Renovating a half-timbered house - low ceiling heights, are there possibilities?

  • Erstellt am 2020-07-24 14:15:01

Scout

2020-07-27 10:18:40
  • #1
Oh, so then there were only two floors left. Also ok, right?

The best thing would probably be to find an architect with experience in half-timbered houses, who asks the building authority what is possible, so that a concept can be created for you and the financing requirement determined. With that, you could then go to a bank.
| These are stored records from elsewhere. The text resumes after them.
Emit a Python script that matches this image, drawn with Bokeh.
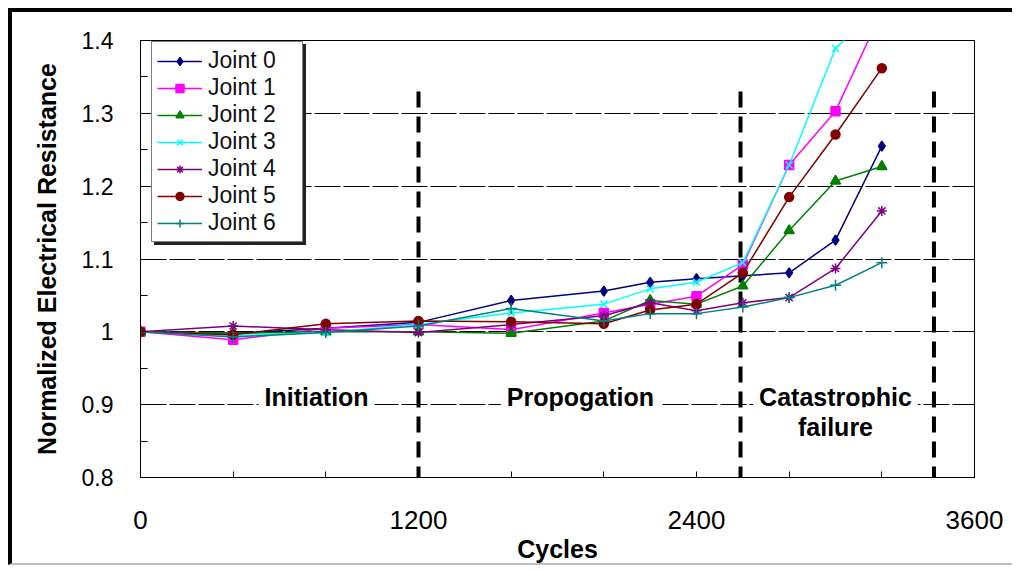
from bokeh.plotting import figure
from bokeh.models import Range1d, FixedTicker, Legend, LegendItem, Label
from bokeh.embed import file_html
from bokeh.resources import INLINE

# ---------------- data ----------------
cycles = [0, 400, 800, 1200, 1600, 2000, 2200, 2400, 2600, 2800, 3000, 3200]
joint0 = [1.000, 0.998, 1.005, 1.013, 1.043, 1.056, 1.068, 1.073, 1.077, 1.081, 1.126, 1.255]
joint1 = [1.000, 0.989, 1.005, 1.010, 1.003, 1.026, 1.038, 1.049, 1.092, 1.229, 1.303, 1.440]
joint2 = [1.000, 0.998, 1.000, 1.000, 0.998, 1.015, 1.043, 1.038, 1.063, 1.139, 1.207, 1.227]
joint3 = [1.000, 0.995, 0.999, 1.010, 1.026, 1.038, 1.059, 1.068, 1.095, 1.229, 1.389, 1.452]
joint4 = [1.000, 1.008, 1.003, 0.999, 1.010, 1.022, 1.040, 1.029, 1.040, 1.047, 1.087, 1.166]
joint5 = [1.000, 0.996, 1.011, 1.015, 1.014, 1.011, 1.030, 1.038, 1.081, 1.185, 1.271, 1.362]
joint6 = [1.000, 0.993, 0.999, 1.008, 1.032, 1.015, 1.025, 1.025, 1.034, 1.047, 1.064, 1.095]

series_names = ["Joint 0", "Joint 1", "Joint 2", "Joint 3", "Joint 4", "Joint 5", "Joint 6"]
series_values = [joint0, joint1, joint2, joint3, joint4, joint5, joint6]
series_colors = ["#000080", "#FF00FF", "#008000", "#00FFFF", "#800080", "#800000", "#008080"]
series_markers = ["diamond", "square", "triangle", "x", "asterisk", "circle", "cross"]
series_sizes = [10, 9, 10, 10, 10, 9, 11]

x_major_ticks = [0, 1200, 2400, 3600]
x_minor_ticks = [400, 800, 1600, 2000, 2800, 3200]
y_major_ticks = [0.8, 0.9, 1.0, 1.1, 1.2, 1.3, 1.4]
y_minor_ticks = [0.85, 0.95, 1.05, 1.15, 1.25, 1.35]

phase_bounds = [1200, 2590, 3425]
phase_bound_top = 1.33
phase_names = ["Initiation", "Propogation", "Catastrophic", "failure"]
phase_label_x = [760, 1899, 3000, 3000]
phase_label_y = [0.911, 0.911, 0.911, 0.869]

FONT = "Liberation Sans"

p = figure(width=1004, height=557,
           x_range=Range1d(0, 3600), y_range=Range1d(0.8, 1.4),
           output_backend="svg", toolbar_location=None,
           min_border_left=128, min_border_right=42,
           min_border_top=28, min_border_bottom=92)
p.styles = {"margin-left": "8px", "margin-top": "8px",
            "border-top": "4px solid black", "border-left": "4px solid black",
            "border-bottom": "2px solid #c0c0c0"}

p.background_fill_color = "white"
p.border_fill_color = "white"
p.outline_line_color = "black"
p.outline_line_width = 1

# grid
p.xgrid.grid_line_color = None
p.ygrid.ticker = FixedTicker(ticks=y_major_ticks)
p.ygrid.grid_line_color = "black"
p.ygrid.grid_line_width = 1
p.ygrid.grid_line_dash = "26 3"

# x axis
xa = p.xaxis[0]
xa.ticker = FixedTicker(ticks=x_major_ticks, minor_ticks=x_minor_ticks)
xa.axis_line_color = "black"
xa.major_tick_in = 6
xa.major_tick_out = 0
xa.minor_tick_in = 6
xa.minor_tick_out = 0
xa.major_tick_line_color = "black"
xa.minor_tick_line_color = "black"
xa.major_label_text_font = FONT
xa.major_label_text_font_size = "26px"
xa.major_label_text_color = "black"
xa.major_label_standoff = 33
xa.axis_label = "Cycles"
xa.axis_label_text_font = FONT
xa.axis_label_text_font_size = "25px"
xa.axis_label_text_font_style = "bold"
xa.axis_label_text_color = "black"
xa.axis_label_standoff = 3

# y axis
ya = p.yaxis[0]
ya.ticker = FixedTicker(ticks=y_major_ticks, minor_ticks=y_minor_ticks)
ya.axis_line_color = "black"
ya.major_tick_in = 7
ya.major_tick_out = 0
ya.minor_tick_in = 7
ya.minor_tick_out = 0
ya.major_tick_line_color = "black"
ya.minor_tick_line_color = "black"
ya.major_label_text_font = FONT
ya.major_label_text_font_size = "23px"
ya.major_label_text_color = "black"
ya.major_label_standoff = 27
ya.major_label_overrides = {1.0: "1"}
ya.axis_label = "Normalized Electrical Resistance"
ya.axis_label_text_font = FONT
ya.axis_label_text_font_size = "25px"
ya.axis_label_text_font_style = "bold"
ya.axis_label_text_color = "black"
ya.axis_label_standoff = 18

# phase boundary lines
p.segment(x0=phase_bounds, y0=[phase_bound_top] * len(phase_bounds),
          x1=phase_bounds, y1=[0.8] * len(phase_bounds),
          line_color="black", line_width=4, line_dash="16 9")

# series
items = []
shadow_items = []
for name, vals, col, mk, sz in zip(series_names, series_values, series_colors,
                                   series_markers, series_sizes):
    ln = p.line(cycles, vals, line_color=col, line_width=1.5)
    sc = p.scatter(cycles, vals, marker=mk, size=sz, fill_color=col,
                   line_color=col, line_width=1.5)
    items.append(LegendItem(label=name, renderers=[ln, sc]))
    shadow_items.append(LegendItem(label=" ", renderers=[ln]))

# phase labels
for t, lx, ly in zip(phase_names, phase_label_x, phase_label_y):
    p.add_layout(Label(x=lx, y=ly, text=t, text_align="center",
                       text_baseline="middle", text_font=FONT,
                       text_font_size="25px", text_font_style="bold",
                       text_color="black", background_fill_color="white",
                       padding=6))

# legend shadow + legend
def make_legend(its, loc, shadow):
    lg = Legend(items=its, location=loc, orientation="vertical")
    lg.label_text_font = FONT
    lg.label_text_font_size = "23px"
    lg.label_text_color = "#111111"
    lg.glyph_width = 45
    lg.glyph_height = 20
    lg.label_height = 27
    lg.label_width = 89
    lg.label_standoff = 6
    lg.spacing = 0
    lg.padding = 5
    lg.margin = 0
    lg.border_line_color = "black" if not shadow else "#222222"
    lg.border_line_width = 1.5
    lg.background_fill_color = "white" if not shadow else "#222222"
    lg.background_fill_alpha = 1.0
    return lg

p.add_layout(make_legend(shadow_items, (14, 232), True))
p.add_layout(make_legend(items, (11, 235), False))

open("out.html", "w").write(file_html(p, INLINE))
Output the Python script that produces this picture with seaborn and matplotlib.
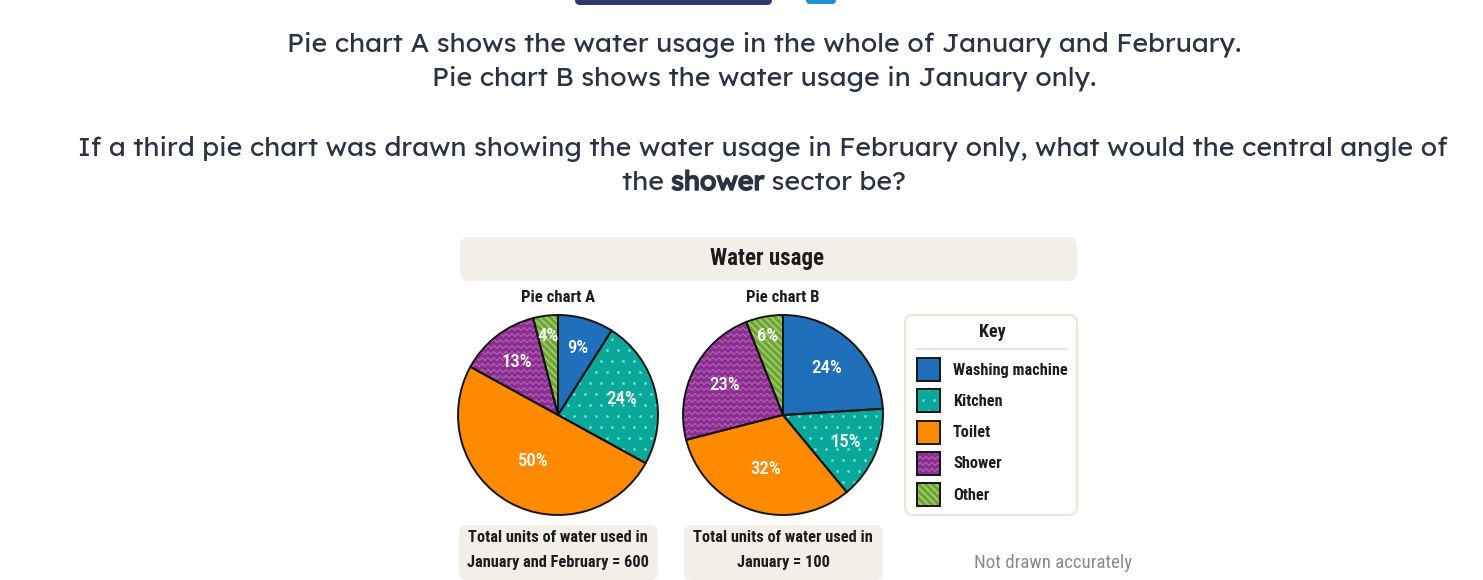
import numpy as np
import matplotlib
matplotlib.use("Agg")
import matplotlib.pyplot as plt
import matplotlib.patheffects as pe
import seaborn as sns
from matplotlib import font_manager
from matplotlib.patches import FancyBboxPatch, Rectangle, Wedge

# data
categories = ["Washing machine", "Kitchen", "Toilet", "Shower", "Other"]
pie_a_pct = [9, 24, 50, 13, 4]
pie_b_pct = [24, 15, 32, 23, 6]
pie_titles = ["Pie chart A", "Pie chart B"]
total_a_text = ["Total units of water used in", "January and February = 600"]
total_b_text = ["Total units of water used in", "January = 100"]
colors = ["#1f6fba", "#0aa89a", "#ff8a00", "#8b2f8f", "#6ea33a"]
textures = [None, "dots", None, "zigzag", "stripes"]
tex_colors = {"dots": "#6fe2d4", "zigzag": "#b463b8", "stripes": "#9fcd66"}

sns.set_theme(style="white")

names = {f.name for f in font_manager.fontManager.ttflist}


def pick(cands):
    for c in cands:
        if c in names:
            return c
    return "DejaVu Sans"


COND = pick(["Roboto Condensed", "Liberation Sans Narrow", "DejaVu Sans"])
UI = pick(["Lexend", "Outfit", "Inter", "Lato", "Open Sans"])
plt.rcParams["font.family"] = [COND, "DejaVu Sans"]

W, H = 1483, 580
fig = plt.figure(figsize=(W / 100, H / 100), dpi=100)
fig.patch.set_facecolor("white")

bg = fig.add_axes([0, 0, 1, 1])
bg.set_xlim(0, W)
bg.set_ylim(H, 0)
bg.axis("off")

TXT = "#2b3242"
DARK = "#1c1c1c"
PANEL = "#f2efe9"
QS = 19.3


def rbox(x0, y0, x1, y1, fc, ec="none", lw=0, r=8, z=1):
    p = FancyBboxPatch((x0, y0), x1 - x0, y1 - y0,
                       boxstyle=f"round,pad=0,rounding_size={r}",
                       fc=fc, ec=ec, lw=lw, zorder=z)
    bg.add_patch(p)
    return p


# bits of page header cut off at the top
rbox(575, -12, 772, 5, "#2d3a6b", r=5)
rbox(806, -10, 836, 4, "#1e8fd5", r=4)

# question text
bg.text(764, 45, "Pie chart A shows the water usage in the whole of January and February.",
        ha="center", va="center", fontsize=QS, color=TXT, family=UI)
bg.text(764, 79, "Pie chart B shows the water usage in January only.",
        ha="center", va="center", fontsize=QS, color=TXT, family=UI)
bg.text(763, 149, "If a third pie chart was drawn showing the water usage in February only, what would the central angle of",
        ha="center", va="center", fontsize=QS, color=TXT, family=UI)

renderer = fig.canvas.get_renderer()
parts = [("the ", False), ("shower", True), (" sector be?", False)]
arts = []
for s, bold in parts:
    t = bg.text(0, 183, s, ha="left", va="center", fontsize=QS,
                color=TXT, family=UI)
    if bold:
        t.set_path_effects([pe.withStroke(linewidth=1.1, foreground=TXT)])
    arts.append(t)
widths = [a.get_window_extent(renderer).width for a in arts]
x = 764 - sum(widths) / 2
for a, wd in zip(arts, widths):
    a.set_x(x)
    x += wd

# chart panel
rbox(460, 237, 1077, 281, PANEL, r=9)
bg.text(767, 259, "Water usage", ha="center", va="center", fontsize=16.5,
        fontweight="bold", color=DARK)


def add_texture(ax, clip, kind, s, ext):
    x0, x1, y0, y1 = ext
    col = tex_colors[kind]
    arts = []
    if kind == "dots":
        step = 11 * s
        xs, ys = [], []
        for j, yy in enumerate(np.arange(y0, y1 + step, step)):
            off = step / 2 if j % 2 else 0
            for xx in np.arange(x0 + off, x1 + step, step):
                xs.append(xx)
                ys.append(yy)
        arts.append(ax.scatter(xs, ys, s=4, color=col, linewidths=0, zorder=3))
    elif kind == "zigzag":
        step = 6 * s
        xx = np.arange(x0, x1 + 3 * s, 3 * s)
        amp = np.where(np.arange(len(xx)) % 2 == 0, 1.5 * s, -1.5 * s)
        for yy in np.arange(y0, y1 + step, step):
            arts += ax.plot(xx, yy + amp, color=col, lw=0.8, zorder=3)
    elif kind == "stripes":
        step = 7 * s
        span = (x1 - x0) + (y1 - y0)
        for c in np.arange(-span, span, step):
            xs = np.array([x0 - span, x1 + span])
            # top-left to bottom-right on screen
            ys = -(xs - x0) + y0 + c if s < 0.5 else (xs - x0) + y0 + c
            arts += ax.plot(xs, ys, color=col, lw=1.3, zorder=3,
                            solid_capstyle="butt")
    for a in arts:
        a.set_clip_path(clip)


def draw_pie(cx, cy, r, values, label_r):
    half = r * 1.02
    rect = [(cx - half) / W, (H - (cy + half)) / H, 2 * half / W, 2 * half / H]
    ax = fig.add_axes(rect)
    wedges, _ = ax.pie(values, colors=colors, startangle=90, counterclock=False,
                       wedgeprops=dict(edgecolor="none", linewidth=0))
    ax.set_xlim(-1.02, 1.02)
    ax.set_ylim(-1.02, 1.02)
    ax.set_aspect("equal")
    ax.axis("off")
    s = 1.0 / r
    for wdg, kind in zip(wedges, textures):
        wdg.set_zorder(2)
        if kind:
            add_texture(ax, wdg, kind, s, (-1, 1, -1, 1))
    # outlines on top of the textures
    for wdg in wedges:
        ax.add_patch(Wedge(wdg.center, wdg.r, wdg.theta1, wdg.theta2,
                           fc="none", ec="#151515", lw=1.4, zorder=4))
    for wdg, v, lr in zip(wedges, values, label_r):
        mid = np.deg2rad((wdg.theta1 + wdg.theta2) / 2)
        ax.text(lr * np.cos(mid), lr * np.sin(mid), f"{v}%", ha="center",
                va="center", color="white", fontsize=13.5, zorder=5,
                fontweight="medium")
    return ax


draw_pie(558, 415, 100, pie_a_pct, [0.70, 0.66, 0.52, 0.67, 0.80])
draw_pie(783, 415, 100, pie_b_pct, [0.64, 0.68, 0.57, 0.66, 0.80])

bg.text(558, 298, pie_titles[0], ha="center", va="center", fontsize=12,
        fontweight="bold", color=DARK)
bg.text(783, 298, pie_titles[1], ha="center", va="center", fontsize=12,
        fontweight="bold", color=DARK)

# key
rbox(905, 315, 1077, 515, "white", ec="#ebe7df", lw=1.6, r=8)
bg.text(992, 332, "Key", ha="center", va="center", fontsize=13,
        fontweight="bold", color=DARK)
bg.plot([916, 1067], [349, 349], color="#ebe7df", lw=1.6)
for i, (cat, col, kind) in enumerate(zip(categories, colors, textures)):
    y0 = 358 + i * 31.3
    sw = Rectangle((917, y0), 23, 23, fc=col, ec="none", zorder=2)
    bg.add_patch(sw)
    if kind:
        add_texture(bg, sw, kind, 1.0, (917, 940, y0, y0 + 23))
    bg.add_patch(Rectangle((917, y0), 23, 23, fc="none", ec="#151515",
                           lw=1.4, zorder=4))
    bg.text(953, y0 + 12, cat, ha="left", va="center", fontsize=11.7,
            fontweight="bold", color=DARK)

# totals
rbox(459, 525, 658, 580, PANEL, r=8)
rbox(684, 525, 883, 580, PANEL, r=8)
bg.text(558, 538, total_a_text[0], ha="center", va="center", fontsize=11.8,
        fontweight="bold", color=DARK)
bg.text(558, 562, total_a_text[1], ha="center", va="center", fontsize=11.8,
        fontweight="bold", color=DARK)
bg.text(783, 538, total_b_text[0], ha="center", va="center", fontsize=11.8,
        fontweight="bold", color=DARK)
bg.text(783, 562, total_b_text[1], ha="center", va="center", fontsize=11.8,
        fontweight="bold", color=DARK)
bg.text(1053, 563, "Not drawn accurately", ha="center", va="center",
        fontsize=13.6, color="#8a8a8a")

fig.savefig("out.png", dpi=100)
So you would first have to put up some money. I would talk to the owner and explain it to him like this: give me a reservation period of x months for your offer and I will pay the architect and see if it works. In the worst case, you have wasted the planning costs for the architect, in the best case, everything is ready to be signed afterwards and you are protected from the worst surprises.
 

borxx

2020-07-27 10:20:06
  • #2
Reducing from 4 levels to only 2 would be a shot in the dark; whether that is possible is probably another matter...

Nice offer some time ago:
Half-timbered house in really bad condition listed for 50k, comparable "normal houses" of similar size with (partial) renovation etc. 400-500k.
Detailed renovation proposal 9xxk€, in this case however with monument protection with the full program.
 

T_im_Norden

2020-07-27 10:30:54
  • #3
The unit will cause you significant additional costs compared to a new build. So if it is only about the low price, I would stay away from it.
 

nordanney

2020-07-27 10:41:31
  • #4

ROFL

LOL

The bank says: Bring the equity, and specifically for the purchase. Then you get another €50-100k loan. But only with a renovation plan and against invoices. From the bank’s point of view, the property might be worth the land + a small X. After renovation (however that may be), maybe €200k.
A bank conversation will go in this direction.
The figures are just fantasy – but the direction is right
 

nordanney

2020-07-27 10:43:19
  • #5
P.S. I estimate a suitable renovation of a [Fachwerkhaus] at from €1,500 per sqm of living space.
 

Tamstar

2020-07-27 10:43:42
  • #6
Does that have to be? I asked you a (yes, amateurish) question, no reason to make fun of it.